Sunday, October 19, 2003


On a dusty track with a man extraordinary
Himmat Singh Gill

Rambles & Recollections of an Indian Official
by Sir W. H. Sleeman. Rupa. Pages 800. Rs 595.

Rambles & Recollections of an Indian OfficialHE rose to the rank of Major General, with a K. C. B. and a Sir prefixed to his name. Soldier-turned-colonial-Administrator (1809-1856), Assistant-cum-Resident to the British administration in much of Central India in far-off places like Sagar, Nerbudda, Jabalpur (Jubbulpore), Lucknow and most of Oude, and General Superintendent for the Suppression of Thuggee in India, 'Thuggee Sleeman', as he came to be known, has become the perfect example of an extraordinary man who, living through extraordinary times, achieved so much for his country and King. His rambles and recollections, in a revised annotated edition by Vincent A. Smith, are a rich treasury of history, travel, folklore, social conditions and life in India, at a time when intrigue governed the land, and rulers sympathetic to the Indians were an exception more than a rule. Sleeman was one such exception, and it is our fortune that as he rode the dusty tracks from Jabalpur to Meerut, he kept a journal of the events that took place during the long march. This journal today forms a memoir, which in spite of its size is simply too good to not be read from cover to cover.

Sleeman has very candidly said what an average Britisher could possibly say about Indians and their way of life, often steeped in myth, superstition, caste prejudices and ignorance.

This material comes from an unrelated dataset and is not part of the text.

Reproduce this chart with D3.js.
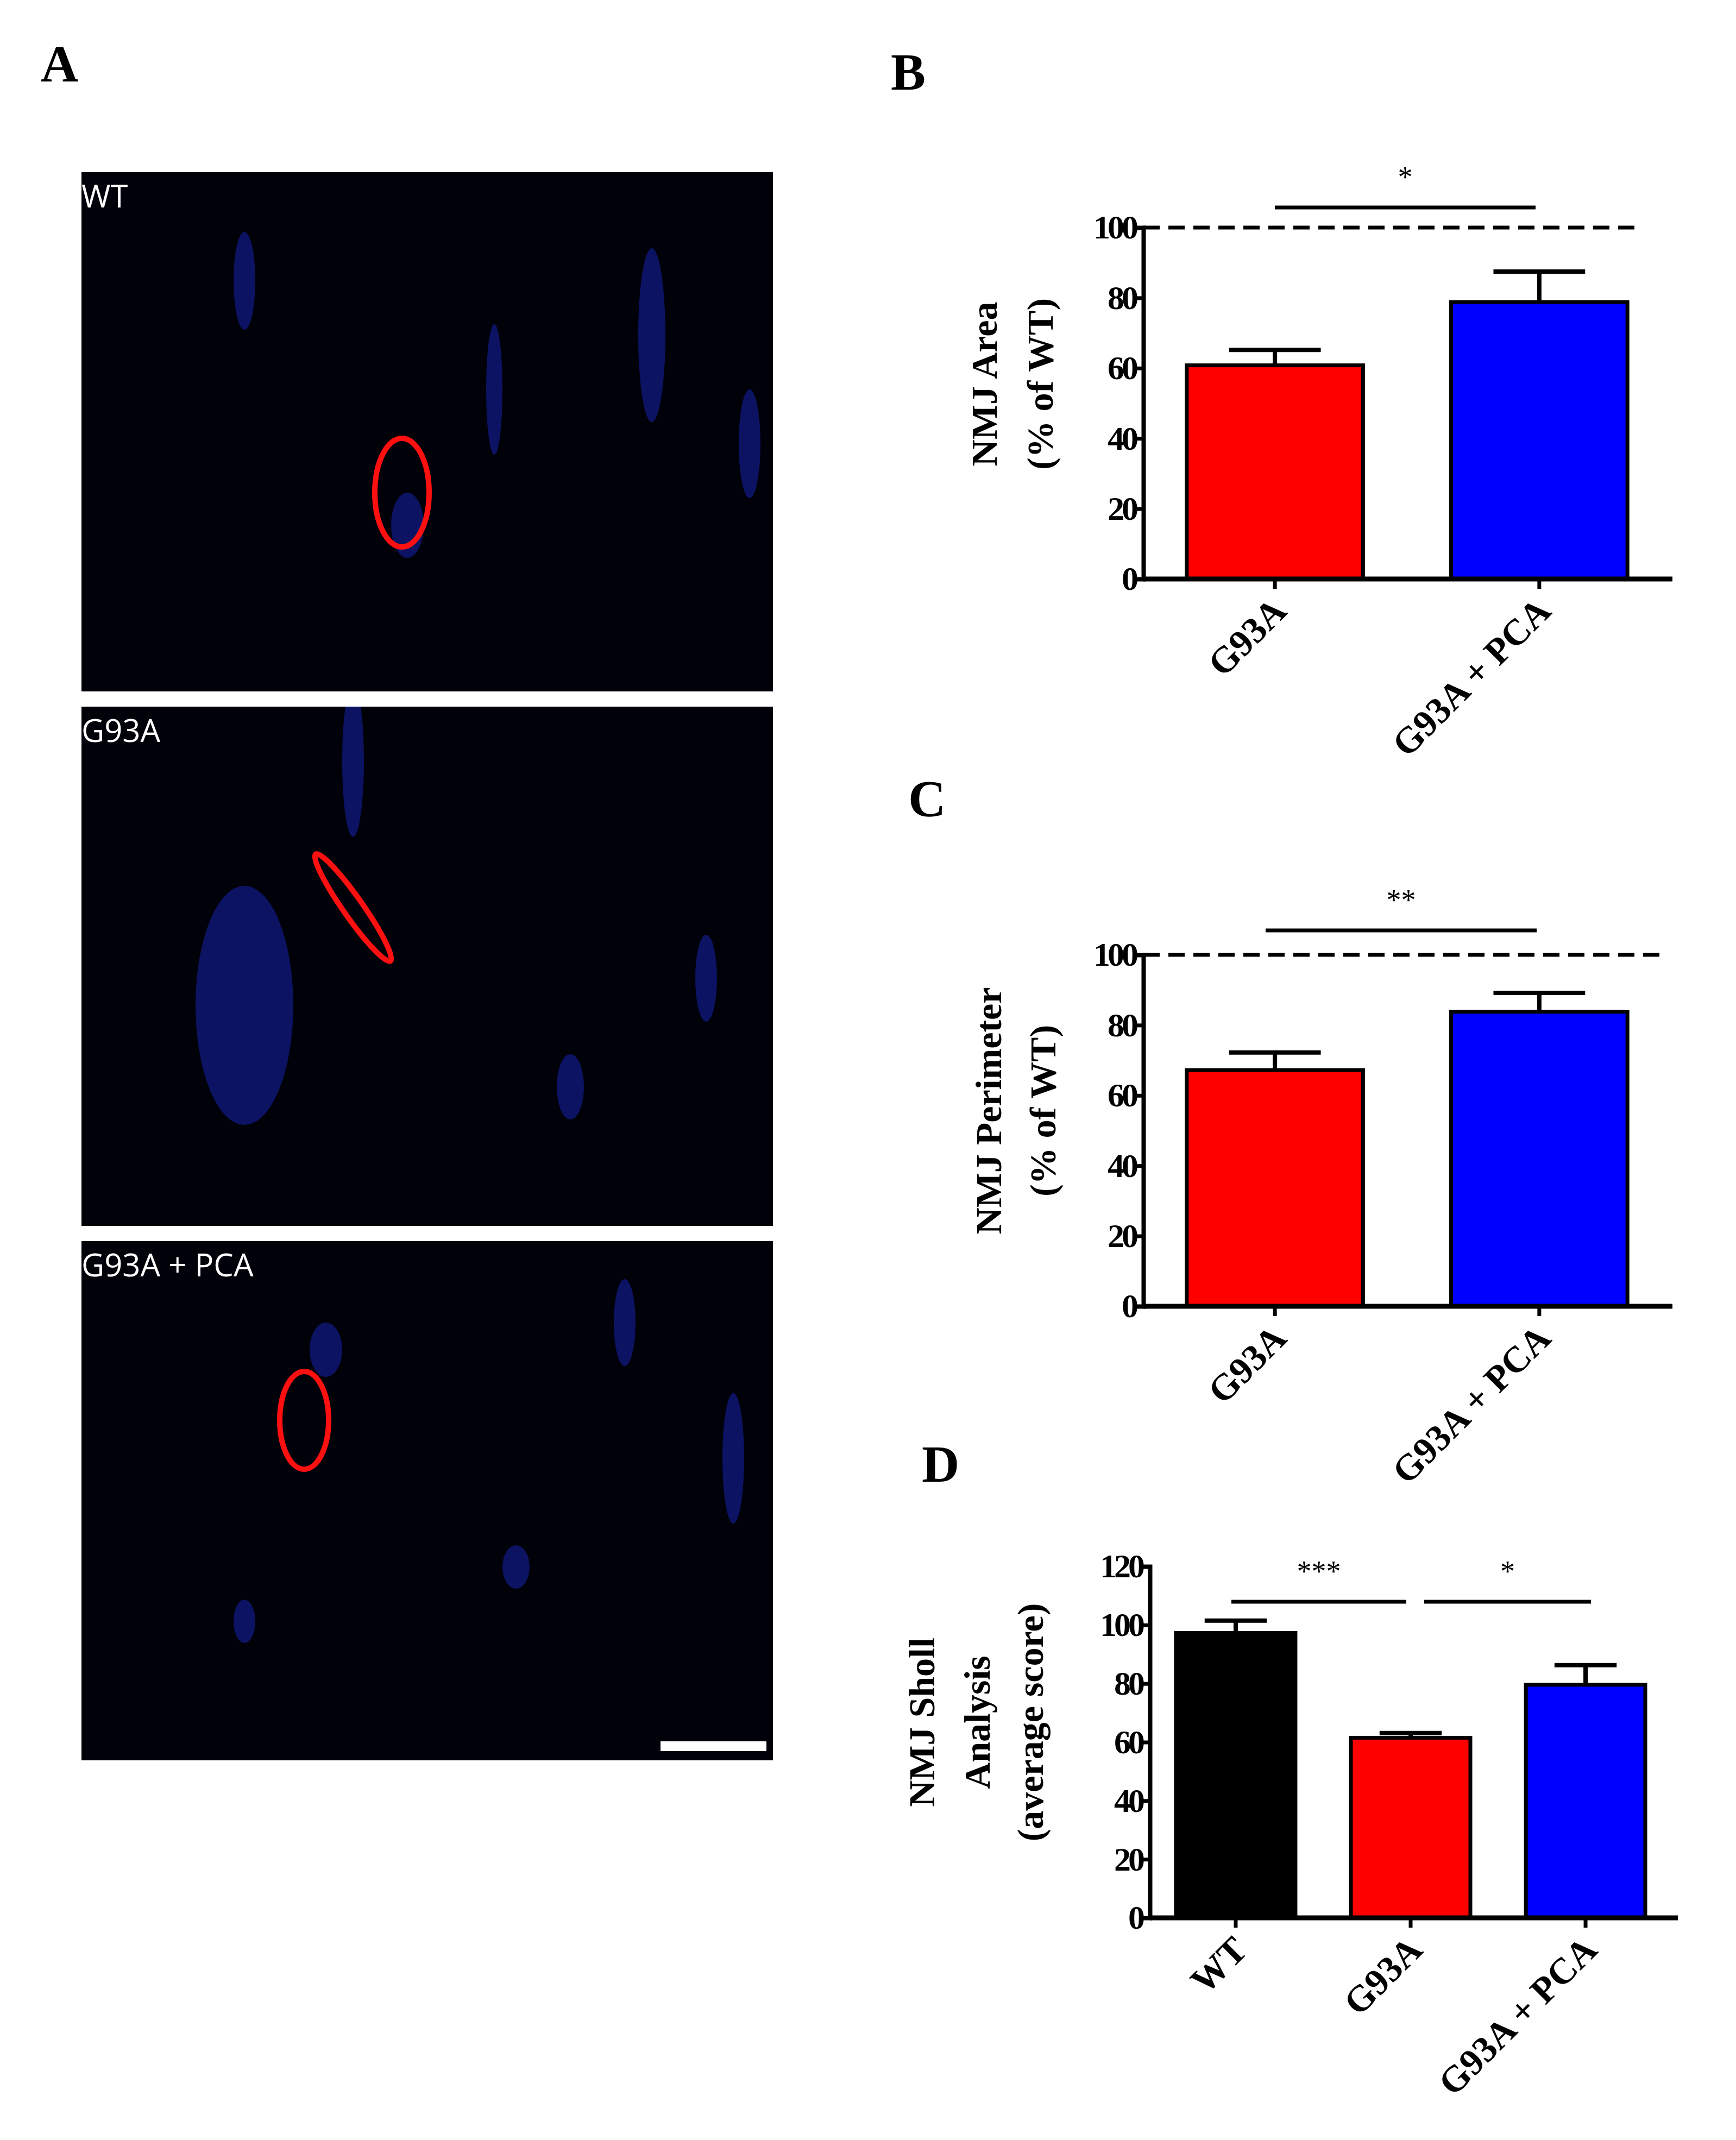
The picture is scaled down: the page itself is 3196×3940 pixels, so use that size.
<!DOCTYPE html><html><head><meta charset="utf-8">
<script src="https://cdn.jsdelivr.net/npm/d3@7"></script>
<style>body{margin:0;background:#fff}</style></head><body>
<script>
const catsB=["G93A","G93A + PCA"], areaMean=[60.8,78.8], areaErr=[4.4,8.7];
const catsC=["G93A","G93A + PCA"], perimMean=[67.2,83.8], perimErr=[5.0,5.4];
const catsD=["WT","G93A","G93A + PCA"], shollMean=[97.3,61.5,79.6], shollErr=[4.2,1.6,6.7];
const ticks100=[0,20,40,60,80,100], ticks120=[0,20,40,60,80,100,120];
const colorsMap={"WT":"#000","G93A":"#ff0000","G93A + PCA":"#0000ff"};
const W=3196,H=3940,F="'Liberation Serif',serif";
const svg=d3.select("body").append("svg").attr("width",W).attr("height",H);
svg.append("rect").attr("width",W).attr("height",H).attr("fill","#fff");
function letter(t,x,y){svg.append("text").text(t).attr("x",x).attr("y",y).attr("font-family",F).attr("font-weight","bold").attr("font-size",96);}
letter("A",75,150);letter("B",1640,165);letter("C",1672,1503);letter("D",1697,2728);
const defs=svg.append("defs");
const imgs=[["WT",317],["G93A",1301],["G93A + PCA",2285]];
imgs.forEach(([lab,y],i)=>{
 defs.append("clipPath").attr("id","c"+i).append("rect").attr("x",150).attr("y",y).attr("width",1273).attr("height",956);
 const g=svg.append("g").attr("clip-path",`url(#c${i})`);
 g.append("rect").attr("x",150).attr("y",y).attr("width",1273).attr("height",956).attr("fill","#01010a");
 const blobs=[[[300,200,20,90],[760,400,15,120],[1050,300,25,160],[1230,500,20,100],[600,650,30,60]],
  [[300,550,90,220],[500,100,20,140],[900,700,25,60],[1150,500,20,80]],
  [[450,200,30,50],[1000,150,20,80],[800,600,25,40],[1200,400,20,120],[300,700,20,40]]][i];
 blobs.forEach(b=>g.append("ellipse").attr("cx",150+b[0]).attr("cy",y+b[1]).attr("rx",b[2]).attr("ry",b[3]).attr("fill","#1a2ad0").attr("opacity",0.45));
 const red=[[[740,590,50,100]],[[650,370,18,120]],[[560,330,45,90]]][i];
 red.forEach(b=>g.append("ellipse").attr("cx",b[0]).attr("cy",y+b[1]).attr("rx",b[2]).attr("ry",b[3]).attr("fill","none").attr("stroke","#ff1010").attr("stroke-width",10).attr("transform",i==1?`rotate(-35 ${b[0]} ${y+b[1]})`:null));
 g.append("text").text(lab).attr("x",150).attr("y",y+65).attr("fill","#fff").attr("font-family","'Open Sans',sans-serif").attr("font-size",58);
});
svg.append("rect").attr("x",1216).attr("y",3206).attr("width",195).attr("height",18).attr("fill","#fff");

function panel(o){
 const y=d3.scaleLinear().domain([0,o.max]).range([o.y0,o.yTop]);
 const x=d3.scaleBand().domain(o.cats).range([o.x0,o.x1]).paddingInner(o.pin).paddingOuter(o.pout);
 const g=svg.append("g");
 o.cats.forEach((c,i)=>{
  const cx=x(c)+x.bandwidth()/2, t=y(o.mean[i]+o.err[i]), cw=x.bandwidth()*0.26;
  g.append("line").attr("x1",cx).attr("x2",cx).attr("y1",y(o.mean[i])).attr("y2",t).attr("stroke","#000").attr("stroke-width",8);
  g.append("line").attr("x1",cx-cw).attr("x2",cx+cw).attr("y1",t).attr("y2",t).attr("stroke","#000").attr("stroke-width",8);
  g.append("rect").attr("x",x(c)).attr("width",x.bandwidth()).attr("y",y(o.mean[i])).attr("height",o.y0-y(o.mean[i])).attr("fill",colorsMap[c]).attr("stroke","#000").attr("stroke-width",7);
 });
 const ya=g.append("g").attr("transform",`translate(${o.x0},0)`).call(d3.axisLeft(y).tickValues(o.ticks).tickSize(14).tickPadding(0));
 ya.select(".domain").attr("stroke-width",8);ya.selectAll(".tick line").attr("stroke-width",7);
 ya.selectAll("text").attr("font-family",F).attr("font-weight","bold").attr("font-size",62).attr("fill","#000").attr("letter-spacing",-5);
 const xa=g.append("g").attr("transform",`translate(0,${o.y0})`).call(d3.axisBottom(x).tickSize(18).tickSizeOuter(0));
 xa.select(".domain").attr("d",`M${o.x0},0H${o.xEnd}`).attr("stroke-width",9);
 xa.selectAll(".tick line").attr("stroke-width",7);
 xa.selectAll("text").attr("font-family",F).attr("font-weight","bold").attr("font-size",68).attr("fill","#000")
   .attr("text-anchor","end").attr("dy",0).attr("transform","translate(10,48) rotate(-45)");
 if(o.dash){g.append("line").attr("x1",o.x0).attr("x2",o.dash).attr("y1",y(100)).attr("y2",y(100)).attr("stroke","#000").attr("stroke-width",7).attr("stroke-dasharray","30,16");}
 o.sig.forEach(s=>{
  g.append("line").attr("x1",s.a).attr("x2",s.b).attr("y1",s.y).attr("y2",s.y).attr("stroke","#000").attr("stroke-width",7);
  g.append("text").text(s.t).attr("x",(s.a+s.b)/2).attr("y",s.y-38).attr("text-anchor","middle").attr("font-family",F).attr("font-size",54);
 });
 o.title.forEach((t,i)=>g.append("text").text(t).attr("transform",`translate(${o.tx[i]},${o.ty}) rotate(-90)`).attr("text-anchor","middle").attr("font-family",F).attr("font-weight","bold").attr("font-size",68));
}
panel({cats:catsB,mean:areaMean,err:areaErr,max:100,ticks:ticks100,y0:1066,yTop:419,x0:2105,x1:3076,xEnd:3079,pin:0.333,pout:0.164,dash:3021,
 sig:[{a:2347,b:2827,y:382,t:"*"}],title:["NMJ Area","(% of WT)"],tx:[1835,1938],ty:707});
panel({cats:catsC,mean:perimMean,err:perimErr,max:100,ticks:ticks100,y0:2405,yTop:1758,x0:2105,x1:3076,xEnd:3079,pin:0.333,pout:0.164,dash:3059,
 sig:[{a:2330,b:2829,y:1713,t:"**"}],title:["NMJ Perimeter","(% of WT)"],tx:[1843,1943],ty:2045});
panel({cats:catsD,mean:shollMean,err:shollErr,max:120,ticks:ticks120,y0:3531,yTop:2884,x0:2117,x1:3077,xEnd:3089,pin:0.317,pout:0.149,dash:0,
 sig:[{a:2267,b:2589,y:2949,t:"***"},{a:2622,b:2929,y:2949,t:"*"}],title:["NMJ Sholl","Analysis","(average score)"],tx:[1720,1822,1920],ty:3171});
</script></body></html>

Writing about the time when the Ramayana, the Mahabharata and the Bhagavata (Purana) were written, he says, "It is now pretty clear that all these works are of comparatively recent date, that the great poem of the Mahabharata could not have been written before the year 786 of the Christian era, and was probably written so late as A. D. 1157; that Krishna, if born at all, must have been born on the 7th of August, A. D. 600, but was most likely a mere creation of the imagination to serve the purpose of the brahmans of Ujjain, in whom the fiction originated." About Lord Krishna, Sleeman says, "In the Mahabharata Krishna is described as fighting in the same army with Yudhishthira and his four brothers. Yudhishthira was a real person, who ascended the throne at Delhi 575 B. C., or 1175 years before the birth of Krishna." Writing of a "Suttee" on the banks of the Nerbudda river, Sleeman says he could not avert the incident since the old lady whose husband had died a few days earlier was bent on joining him — "why have they kept me five days from thee, my husband." The final moments of the lady are described very poignantly, "She then walked up deliberately and steadily to the brink, and leaning back in the midst as if reposing upon a couch, was consumed without uttering a shriek or betraying one sign of agony."


From the working of the thuggee system to the story of the Kohinoor diamond and the gates of New Delhi or Shahjahanabad, it is all there in this very readable account. The Jamaldehi gang of thugs killed innocent travellers on the road with their handkerchiefs: "All being ready, one of the four, in a low undertone, give the 'jhirni' (signal), the handkerchiefs were thrown over their necks, and in a few moments all three — the Mogul and his servants — were dead, and lying in the grave in the usual manner, the head of one at the feet of the one below him." How the Mountain of Light, the Kohinoor, was wrested by Maharaja Ranjit Singh when the Afghan Sultan Shuja journeyed to seek asylum with the "Honourable Company" at the frontier station of "Ludiana" on the banks of the "Hyphasis", is described thus: "On their way through the territories of the Sikh chief, Ranjit Singh, Shuja was discovered to have this great diamond, the Mountain of Light, about his person; and he was, by a little torture skillfully applied to the mind and body, made to surrender it to his generous host." Accounts of the kingdoms of Gwalior, and Dholpur, the Jats and the fiery Sikhs, Akbar, Fatehpur-Sikri, the marriage of a tank with a plantain tree, Bharartpur and the young Begam Sumroo, are all there in this rare account by a man who travelled extensively and jotted down what he saw, something that few Indians do even when they get a chance.

Sleeman makes some pertinent observations on the working of the police. He describes how very often the native police officer could not discover the real culprits of a crime: "When they cannot find them, the native officers either seize innocent persons, and frighten them into confession, or else they try to conceal the crime, and in this they are seconded by the sufferers in the robbery, who will always avoid, if they can, a prosecution in our courts, and by their neighbours, who dread being summoned to give evidence as a serious calamity". This comes close to what happens very often even today in various parts of the country.

Sleeman retired from service in 1856, and died the same year while making his way back to Britain on a long sea voyage. His book should be an eye-opener for our bureaucracy today, where few write anything of any consequence, of their experiences and times.